Stratis Myrivilis' name is actually Efstratios Stamatopoulos. Stratis Myrivilis is a pseudonym. Stratis Myrivilis is actually the name of the character in his book "Life in the Tomb." But since this is one of his major works and the character in this story is very similar to Efstratios Stamatopoulos, he is referred to with this name.

Although Life in the Tomb is really about his life, for some reason the author decided to write it as a fiction. He based the story around the imaginary character Stratis.

ddljohn
Post 3

I think that at the time it was published, Life in the Tomb was not much appreciated because of Stratis Myrivilis' background. He had served in the military for about a decade but obviously did not like war and military life.

I read Life in the Tomb. It's a great read and it's definitely anti-war literature. Stratis Myrivilis makes it obvious that he thinks the Greek participation in World War I was a mistake. He doesn't have a lot of nice things to say about army and soldiers either.

So at the time, I'm sure that Stratis Myrivilis was seen by many as anti-nationalist and disliked.

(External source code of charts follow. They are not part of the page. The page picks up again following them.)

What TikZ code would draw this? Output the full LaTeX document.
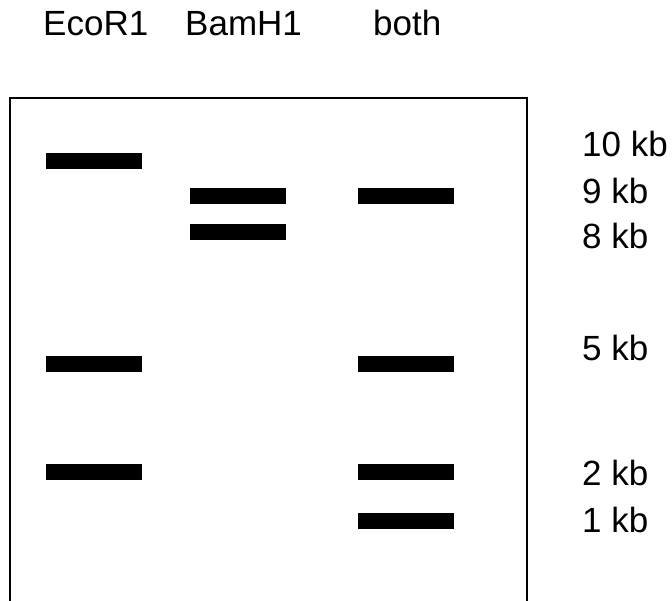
\documentclass[tikz,border=0pt]{standalone}
\usepackage{fontspec}
\setmainfont{Liberation Sans}
\begin{document}
\begin{tikzpicture}[x=1pt,y=-1pt,
  band/.style={rectangle,fill=black,inner sep=0pt,minimum width=96pt,minimum height=16pt},
  lbl/.style={anchor=base west,inner sep=0pt,font=\fontsize{35}{42}\selectfont}]
  \useasboundingbox (0,0) rectangle (672,600);
  \clip (0,0) rectangle (672,600);
  % gel outline (open at the bottom)
  \draw[line width=1.8pt] (10,620) -- (10,98) -- (527,98) -- (527,620);
  % lane headings
  \node[lbl] (hEco) at (43,35) {EcoR1};
  \node[lbl] (hBam) at (185,35) {BamH1};
  \node[lbl] (hBoth) at (373,35) {both};
  % EcoR1 lane
  \node[band] (e10) at (94,160.5) {};
  \node[band] (e5) at (94,364) {};
  \node[band] (e2) at (94,472) {};
  % BamH1 lane
  \node[band] (b9) at (238,196) {};
  \node[band] (b8) at (238,232) {};
  % double digest lane
  \node[band] (d9) at (406,196) {};
  \node[band] (d5) at (406,364) {};
  \node[band] (d2) at (406,472) {};
  \node[band] (d1) at (406,520.5) {};
  % size markers
  \node[lbl] (s10) at (582,156) {10 kb};
  \node[lbl] (s9) at (582,203) {9 kb};
  \node[lbl] (s8) at (582,248) {8 kb};
  \node[lbl] (s5) at (582,360) {5 kb};
  \node[lbl] (s2) at (582,485) {2 kb};
  \node[lbl] (s1) at (582,532) {1 kb};
\end{tikzpicture}
\end{document}
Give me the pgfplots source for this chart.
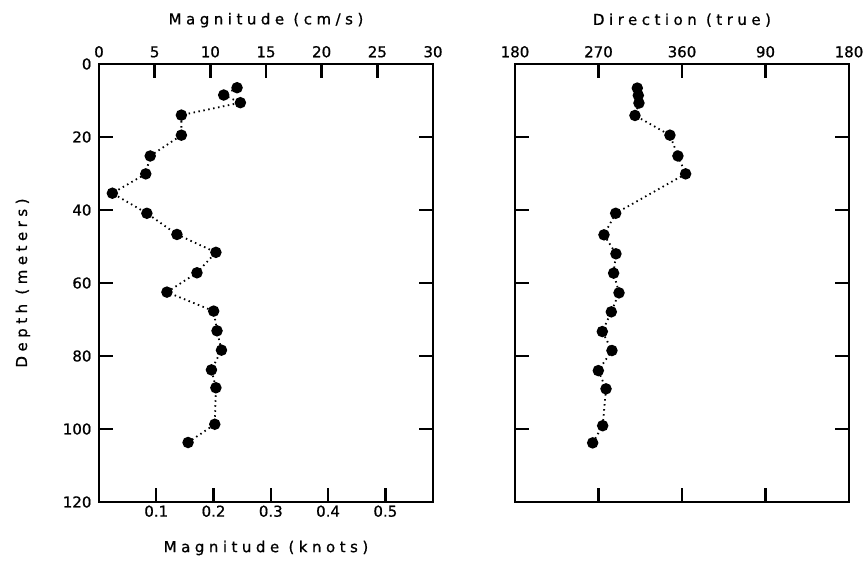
\documentclass[border=0pt]{standalone}
\usepackage{pgfplots}
\pgfplotsset{compat=1.18}
\usepackage{fontspec}
\setmainfont{DejaVu Sans}
\newfontfamily\labelfont{DejaVu Sans}[LetterSpace=30, FakeBold=0.8]
\newfontfamily\numfont{DejaVu Sans}[FakeBold=0.8]

% Current profile: depth (m) against speed (cm/s) and direction (deg true)
\pgfplotstableread{
depth  speed
6.5    12.4
8.5    11.2
10.6   12.7
14.0   7.4
19.5   7.4
25.2   4.6
30.1   4.2
35.4   1.2
40.9   4.3
46.7   7.0
51.6   10.5
57.2   8.8
62.5   6.1
67.7   10.3
73.1   10.6
78.4   11.0
83.8   10.1
88.7   10.5
98.7   10.4
103.7  8.0
}\speedtab

% direction beyond 360 is written as 360+deg so the profile stays continuous
\pgfplotstableread{
depth  dir
6.6    311.8
8.6    312.9
10.7   313.6
14.1   309.3
19.5   347.0
25.2   355.6
30.1   363.9
40.9   288.5
46.8   275.9
52.0   288.8
57.3   286.3
62.7   292.1
67.9   283.8
73.3   274.1
78.5   284.5
84.0   269.8
89.0   278.1
99.1   274.5
103.8  263.7
}\dirtab

\tikzset{heading/.style={font=\fontsize{15}{18}\selectfont\labelfont, anchor=center}}

\pgfplotsset{
  profile/.style={
    scale only axis, width=334pt, height=438pt,
    clip=false,
    ymin=0, ymax=120, y dir=reverse,
    ytick={0,20,...,120},
    tick align=inside,
    major tick length=14pt,
    axis line style={line width=2.8pt},
    every tick/.style={line width=2.4pt, black},
    /pgf/number format/assume math mode=true,
    tick label style={font=\fontsize{15}{18}\selectfont\numfont},
    yticklabel style={xshift=-4pt},
    label style={font=\fontsize{15}{18}\selectfont\labelfont},
  },
  obs/.style={
    black, line width=1.8pt, dash pattern=on 1.5pt off 3.5pt,
    mark=*, mark size=4.8pt, mark options={solid, fill=black},
  },
}

\begin{document}
\begin{tikzpicture}
\useasboundingbox (-99pt,-59pt) rectangle (767pt,502pt);

% speed in cm/s, labelled along the top
\begin{axis}[profile,
  xmin=0, xmax=30,
  xtick={0,5,...,30},
  xtick pos=upper, xticklabel pos=upper,
  xticklabel style={yshift=3pt},
  ytick pos=both, yticklabel pos=lower,
  ylabel={Depth (meters)},
  ylabel style={at={(axis description cs:-0.228,0.5)}, anchor=center},
]
\addplot[obs] table[x=speed, y=depth] {\speedtab};
\node[heading] at (axis description cs:0.5,1.1) {Magnitude (cm/s)};
\end{axis}

% the same speed scale in knots, along the bottom
\begin{axis}[profile,
  xmin=0, xmax=0.58317,
  xtick={0.1,0.2,0.3,0.4,0.5},
  xticklabels={0.1,0.2,0.3,0.4,0.5},
  xtick pos=lower, xticklabel pos=lower,
  ytick=\empty,
  xlabel={Magnitude (knots)},
  xlabel style={at={(axis description cs:0.5,-0.105)}, anchor=center},
]
\end{axis}

% direction, degrees true
\begin{axis}[profile, at={(416pt,0pt)},
  xmin=180, xmax=540,
  xtick={180,270,360,450,540},
  xticklabels={180,270,360,90,180},
  xtick pos=both, xticklabel pos=upper,
  xticklabel style={yshift=3pt},
  ytick pos=both, yticklabels={},
]
\addplot[obs] table[x=dir, y=depth] {\dirtab};
\node[heading] at (axis description cs:0.5,1.1) {Direction (true)};
\end{axis}
\end{tikzpicture}
\end{document}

Of course, things are different now and he is one of the most revered writers of the era.

discographer
Post 2

Unfortunately, I discovered the works of Stratis Myrivilis very late. I think that he is a very inspirational writer and everyone who is a proponent of peace ought to go through his works. I completely agree with the author of this article. It's a shame that many people are oblivious to Myrivilis' thoughts about peace and war, which I think are just as applicable today as they were when he wrote them.